Communauté n’est pas communautarisme par Joël Mergui


Rien n’est plus naturel aux juifs que nous sommes que de citer la communauté lorsque nous évoquons notre vie quotidienne ou les événements qui touchent chacun d’entre nous, quelle que soit du reste la pratique religieuse de chacun.


Le mot lui-même renvoie à une double dimension, puisqu’il sous-entend à la fois un pluriel et un singulier. En effet, non seulement il nous désigne collectivement -comme formant un Tout singulier-, mais il signale également notre appartenance individuelle à un groupe suffisamment uni et distinct pour renvoyer à une notion qui nous est chère à savoir, une famille au sens large, dont chacun ferait partie comme membre, plus ou moins fidèle ou actif.


Si la réalité de cette appartenance vécue concrètement, symboliquement ou abstraitement paraît à certains surprenante c’est probablement parce qu’elle pose la question de la nature sinon de la qualité du lien qui, par delà le temps et l’espace depuis des millénaires, accorde entre eux des individus que distinguent pourtant l’histoire, la langue, la culture, le mode de vie, les traditions ou les coutumes.

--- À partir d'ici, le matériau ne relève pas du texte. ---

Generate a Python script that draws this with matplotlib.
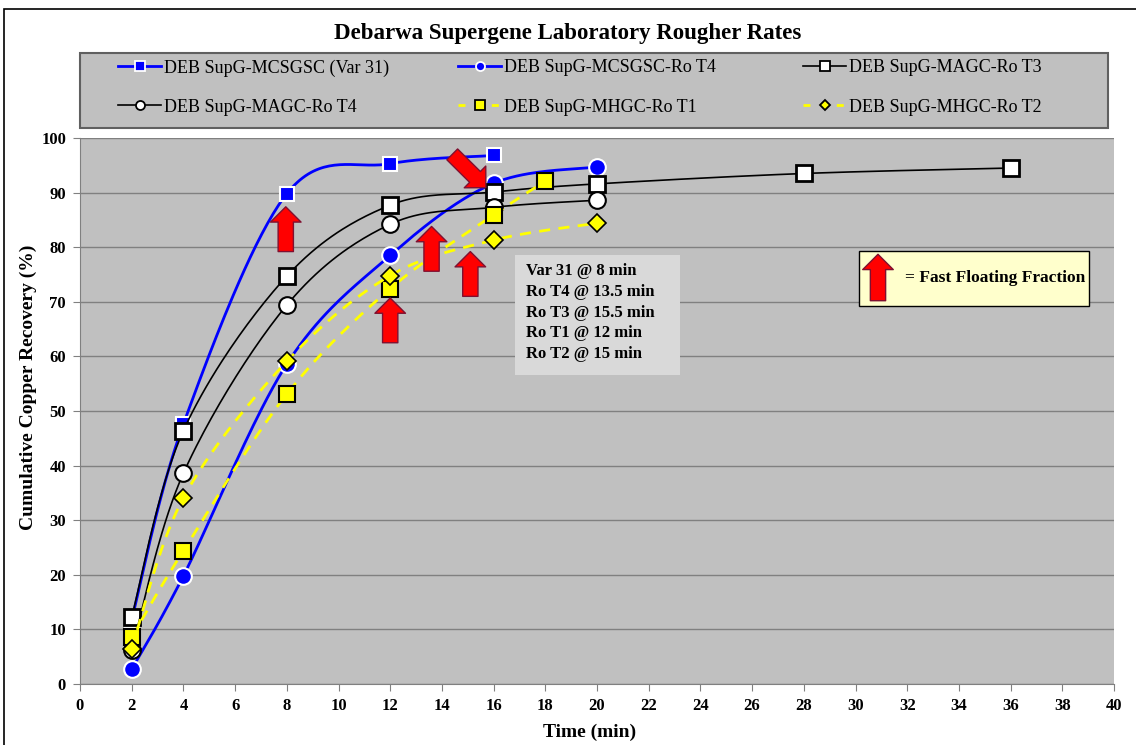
import numpy as np
import matplotlib
matplotlib.use("Agg")
import matplotlib.pyplot as plt
from matplotlib.patches import FancyArrowPatch, Rectangle
from matplotlib.lines import Line2D

plt.rcParams['font.family'] = ['Liberation Serif', 'DejaVu Serif']

# ---------------- data ----------------
var31_t = [2, 4, 8, 12, 16]
var31_r = [11.8, 47.6, 89.8, 95.3, 96.8]

mcs_t4_t = [2, 4, 8, 12, 16, 20]
mcs_t4_r = [2.7, 19.8, 58.6, 78.5, 91.7, 94.7]

magc_t3_t = [2, 4, 8, 12, 16, 20, 28, 36]
magc_t3_r = [12.3, 46.4, 74.7, 87.7, 90.1, 91.6, 93.5, 94.5]

magc_t4_t = [2, 4, 8, 12, 16, 20]
magc_t4_r = [6.2, 38.6, 69.4, 84.2, 87.3, 88.6]

mhgc_t1_t = [2, 4, 8, 12, 16, 18]
mhgc_t1_r = [8.6, 24.4, 53.1, 72.4, 85.9, 92.1]

mhgc_t2_t = [2, 4, 8, 12, 16, 20]
mhgc_t2_r = [6.5, 34.1, 59.1, 74.8, 81.3, 84.4]

labels = ["DEB SupG-MCSGSC (Var 31)", "DEB SupG-MCSGSC-Ro T4", "DEB SupG-MAGC-Ro T3",
          "DEB SupG-MAGC-Ro T4", "DEB SupG-MHGC-Ro T1", "DEB SupG-MHGC-Ro T2"]

note_lines = ["Var 31 @ 8 min", "Ro T4 @ 13.5 min", "Ro T3 @ 15.5 min",
              "Ro T1 @ 12 min", "Ro T2 @ 15 min"]


def smooth(x, y, n=40):
    """Excel-style smoothed line (cubic Bezier, 1/6 tangents)."""
    P = np.column_stack([x, y]).astype(float)
    m = len(P)
    out = []
    for i in range(m - 1):
        p0 = P[i - 1] if i > 0 else P[i]
        p1 = P[i]
        p2 = P[i + 1]
        p3 = P[i + 2] if i + 2 < m else P[i + 1]
        c1 = p1 + (p2 - p0) / 6.0
        c2 = p2 - (p3 - p1) / 6.0
        t = np.linspace(0, 1, n)[:, None]
        seg = ((1 - t) ** 3) * p1 + 3 * ((1 - t) ** 2) * t * c1 + 3 * (1 - t) * t ** 2 * c2 + t ** 3 * p2
        out.append(seg if i == 0 else seg[1:])
    s = np.vstack(out)
    return s[:, 0], s[:, 1]


W, H = 1136, 745
fig = plt.figure(figsize=(W / 100, H / 100), dpi=100)
fig.patch.set_facecolor('white')
ax = fig.add_axes([80 / W, (H - 684) / H, (1114 - 80) / W, (684 - 138) / H])
ax.set_facecolor('#C0C0C0')

series = [
    dict(t=var31_t, r=var31_r, color='#0000FF', lw=2.0, ls='-', marker='s', ms=10, mfc='#0000FF', mec='white', mew=1.5),
    dict(t=mcs_t4_t, r=mcs_t4_r, color='#0000FF', lw=2.0, ls='-', marker='o', ms=12, mfc='#0000FF', mec='white', mew=1.5),
    dict(t=magc_t3_t, r=magc_t3_r, color='black', lw=1.2, ls='-', marker='s', ms=12, mfc='white', mec='black', mew=2.0),
    dict(t=magc_t4_t, r=magc_t4_r, color='black', lw=1.2, ls='-', marker='o', ms=12, mfc='white', mec='black', mew=1.5),
    dict(t=mhgc_t1_t, r=mhgc_t1_r, color='#FFFF00', lw=2.0, ls=(0, (4, 3)), marker='s', ms=11, mfc='#FFFF00', mec='black', mew=1.5),
    dict(t=mhgc_t2_t, r=mhgc_t2_r, color='#FFFF00', lw=2.0, ls=(0, (4, 3)), marker='D', ms=9, mfc='#FFFF00', mec='black', mew=1.2),
]

handles = []
for k, s in enumerate(series):
    xs, ys = smooth(s['t'], s['r'])
    z = 3 + 2 * k
    ax.plot(xs, ys, color=s['color'], lw=s['lw'], ls=s['ls'], zorder=z)
    ax.plot(s['t'], s['r'], ls='none', marker=s['marker'], ms=s['ms'], mfc=s['mfc'],
            mec=s['mec'], mew=s['mew'], zorder=z + 1)
    handles.append(Line2D([], [], color=s['color'], lw=s['lw'], ls='-' if s['ls'] == '-' else (0, (2.5, 3.5)),
                          marker=s['marker'], ms=6.5 if s['marker'] != 'D' else 5.5,
                          mfc=s['mfc'], mec=s['mec'], mew=1.3))

ax.set_xlim(0, 40)
ax.set_ylim(0, 100)
ax.set_xticks(np.arange(0, 41, 2))
ax.set_yticks(np.arange(0, 101, 10))
ax.yaxis.grid(True, color='#808080', lw=1.0)
ax.set_axisbelow(True)
for sp in ['top', 'right']:
    ax.spines[sp].set_visible(False)
for sp in ['left', 'bottom']:
    ax.spines[sp].set_color('#808080')
ax.tick_params(axis='both', direction='out', length=5, color='#808080', labelsize=12, pad=5)
for lab in ax.get_xticklabels() + ax.get_yticklabels():
    lab.set_fontweight('bold')
ax.set_xlabel('Time (min)', fontsize=14, fontweight='bold')
ax.set_ylabel('Cumulative Copper Recovery (%)', fontsize=14, fontweight='bold')
ax.xaxis.set_label_coords((590 - 80) / 1034, -(732 - 684) / 546)
ax.yaxis.set_label_coords(-(80 - 28) / 1034, (684 - 387) / 546)
ax.xaxis.label.set_va('center')
ax.yaxis.label.set_va('center')

fig.text(0.5, (H - 34) / H, 'Debarwa Supergene Laboratory Rougher Rates',
         ha='center', va='center', fontsize=16.5, fontweight='bold')

# legend frame + entries (row-wise as in the reference)
fig.patches.append(Rectangle((80 / W, (H - 128) / H), (1108 - 80) / W, 75 / H, transform=fig.transFigure,
                             fc='#C0C0C0', ec='#606060', lw=1.5, zorder=0))
col_x = [118, 458, 803]
row_y = [68, 107]
for i in range(6):
    r, c = divmod(i, 3)
    lg = fig.legend([handles[i]], [labels[i]], loc='center left',
                    bbox_to_anchor=(col_x[c] / W, (H - row_y[r]) / H),
                    frameon=False, fontsize=13, handlelength=2.4, handletextpad=0.15,
                    borderpad=0, borderaxespad=0)

# figure border
fig.patches.append(Rectangle((4 / W, -0.01), 1.1, (H - 9) / H + 0.01, transform=fig.transFigure,
                             fill=False, ec='black', lw=1.2))

# red arrows
arrow_style = 'simple,head_length=11,head_width=22,tail_width=11'
up_arrows = [(7.96, 79.2, 87.4), (12.0, 62.5, 70.7), (13.6, 75.6, 83.8), (15.1, 71.0, 79.2)]
for (x, y0, y1) in up_arrows:
    ax.add_patch(FancyArrowPatch((x, y0), (x, y1), arrowstyle=arrow_style, mutation_scale=1,
                                 shrinkA=0, shrinkB=0, fc='#FF0000', ec='#7F1030', lw=1.0, zorder=20))
ax.add_patch(FancyArrowPatch((14.4, 97.0), (15.7, 90.9), arrowstyle=arrow_style, mutation_scale=1,
                             shrinkA=0, shrinkB=0, fc='#FF0000', ec='#7F1030', lw=1.0, zorder=20))

# note box
ax.add_patch(Rectangle((16.82, 56.6), 23.2 - 16.82, 78.5 - 56.6, fc='#D9D9D9', ec='none', zorder=18))
for i, line in enumerate(note_lines):
    ax.text(17.25, 75.6 - 3.78 * i, line, ha='left', va='center', fontsize=12,
            fontweight='bold', zorder=19)

# key box
ax.add_patch(Rectangle((30.15, 69.3), 39.04 - 30.15, 79.3 - 69.3, fc='#FFFFCC', ec='black', lw=1.0, zorder=18))
ax.add_patch(FancyArrowPatch((30.87, 70.2), (30.87, 78.7), arrowstyle=arrow_style, mutation_scale=1,
                             shrinkA=0, shrinkB=0, fc='#FF0000', ec='#7F1030', lw=1.0, zorder=20))
ax.text(31.9, 74.4, '= Fast Floating Fraction', ha='left', va='center', fontsize=12.5,
        fontweight='bold', zorder=19)

fig.savefig('out.png', dpi=100)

Depuis 200 ans que le Consistoire existe comme union des communautés juives de France -créée pour organiser le Judaïsme en France-, nous répondons que notre communauté est notre manière de mieux faire partie de la communauté nationale et de la défendre au travers de la pluralité de nos institutions toutes représentatives et légitimes de notre singularité. Communauté n’est pas communautarisme. La première unit, le second divise. L’une est solidaire et renforce les liens, l’autre exclut et enferme.


C’est dans ce cadre que la communauté est pour nous naturelle et indispensable : elle renvoie à un sens et un usage essentiels et intrinsèques au judaïsme : il n’est de pratique et de partage de valeurs communes que vécues collectivement, dans la pluralité des différences et des particularités de chacun.


Voilà pourquoi, si la croyance appartient à l’individu dans le secret de son cœur et de son âme, l’exercice quotidien de la foi et de l’identité sont des pratiques collectives, communautaires qui ne peuvent se passer d’autrui pour exister dans leur complétude et leur plénitude. Là est le sens du minyan : la communauté avec ses différences, car personne n’existe à l’exclusion des autres.